The Dutch media alleges that Perez has admitted to the team that he spun deliberately in Q3 at Monaco when he had a quicker time on the board than Verstappen but Max had every chance of beating it with his final run. Sergio, who had started the year well enough to even look like a potential title threat, started third, ahead of Max, and went on to win the race when the front row Ferraris were torpedoed by higgledy-piggledy strategy.
Max, by broadcasting that radio message, will have known it would all come out and that his team principal potentially had ‘Crashgate 3’ on his hands. Verstappen and Horner were still trending on Twitter 12 hours later.

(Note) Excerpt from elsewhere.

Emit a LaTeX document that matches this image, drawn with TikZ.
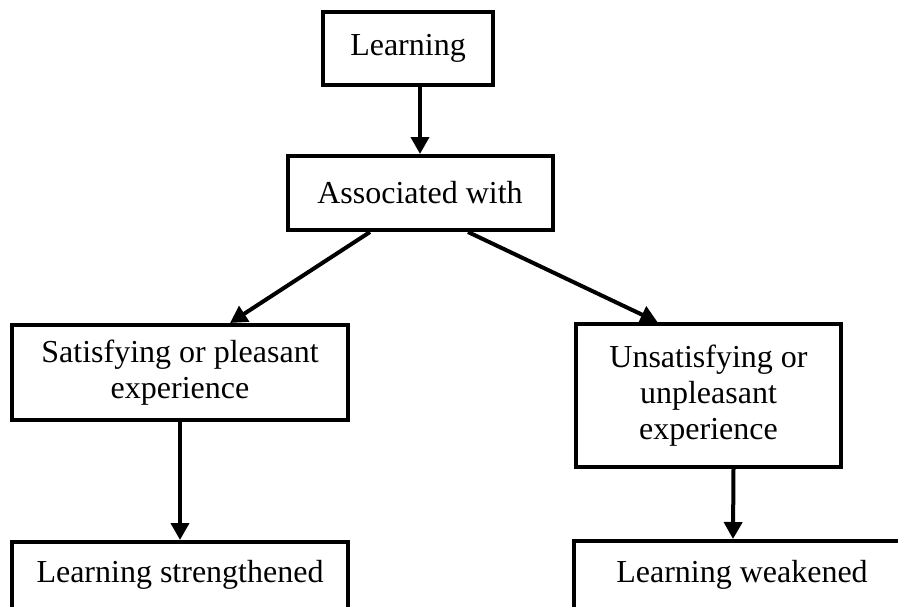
\documentclass[tikz,border=0pt]{standalone}
\usepackage{fontspec}
\setmainfont{Liberation Serif}
\usetikzlibrary{arrows.meta}
\begin{document}
\begin{tikzpicture}[x=1pt,y=-1pt,
  box/.style={draw=black,line width=4pt,fill=white,align=center,inner sep=0pt,
    font=\fontsize{32}{36}\selectfont},
  arr/.style={line width=4pt,-{Triangle[length=17pt,width=18pt]}}]
\useasboundingbox (0,0) rectangle (898,606);
\clip (0,0) rectangle (898,606);
\node[box,minimum width=170pt,minimum height=73pt] (learn) at (408,48.5) {Learning};
\node[box,minimum width=265pt,minimum height=74pt] (assoc) at (420,193) {Associated with};
\node[box,minimum width=336pt,minimum height=95pt] (sat) at (180,372.5) {Satisfying or pleasant\\experience};
\node[box,minimum width=265pt,minimum height=143pt] (unsat) at (708.5,395.5) {Unsatisfying or\\unpleasant\\experience};
\node[box,minimum width=336pt,text height=40pt,text depth=100pt,anchor=north] (ls) at (180,540) {Learning strengthened};
\node[box,minimum width=336pt,text height=41pt,text depth=100pt,anchor=north] (lw) at (742,539) {Learning weakened};
\draw[arr] (learn.south -| assoc) -- (assoc.north);
\draw[arr] ([xshift=-50pt]assoc.south) -- ([xshift=50pt]sat.north);
\draw[arr] ([xshift=48pt]assoc.south) -- ([xshift=-51pt]unsat.north);
\draw[arr] (sat.south) -- (ls.north);
\draw[arr] ([xshift=25pt]unsat.south) -- ([xshift=-9pt]lw.north);
\end{tikzpicture}
\end{document}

Crashgate 1: Michael Schumacher at Monaco
For those of you relatively new to the sport, Crashgate 1 came when Michael Schumacher did a similar thing in qualifying at Monaco in 2006. After mucking up his final Q3 run, he contrived the most totally unbelievable ‘straight-on’ moment at the slow-speed Rascasse before trying to reverse out of the tyres and ‘stalling.’ Alonso was three tenths up on his final run at the time and Webber, who qualified his Williams third that day, was also on course to beat Schumacher’s time.
The post-qualifying press conference started quietly enough, until French journalist Anne Giuntini and my British colleague Byron Young, got stuck in to Michael.
Giuntini’s question said that other drivers’ opinions were that he had crashed deliberately. Schumacher attempted to bat that away by claiming that Monaco is quite tricky, as Alonso and Webber looked daggers at him from either side.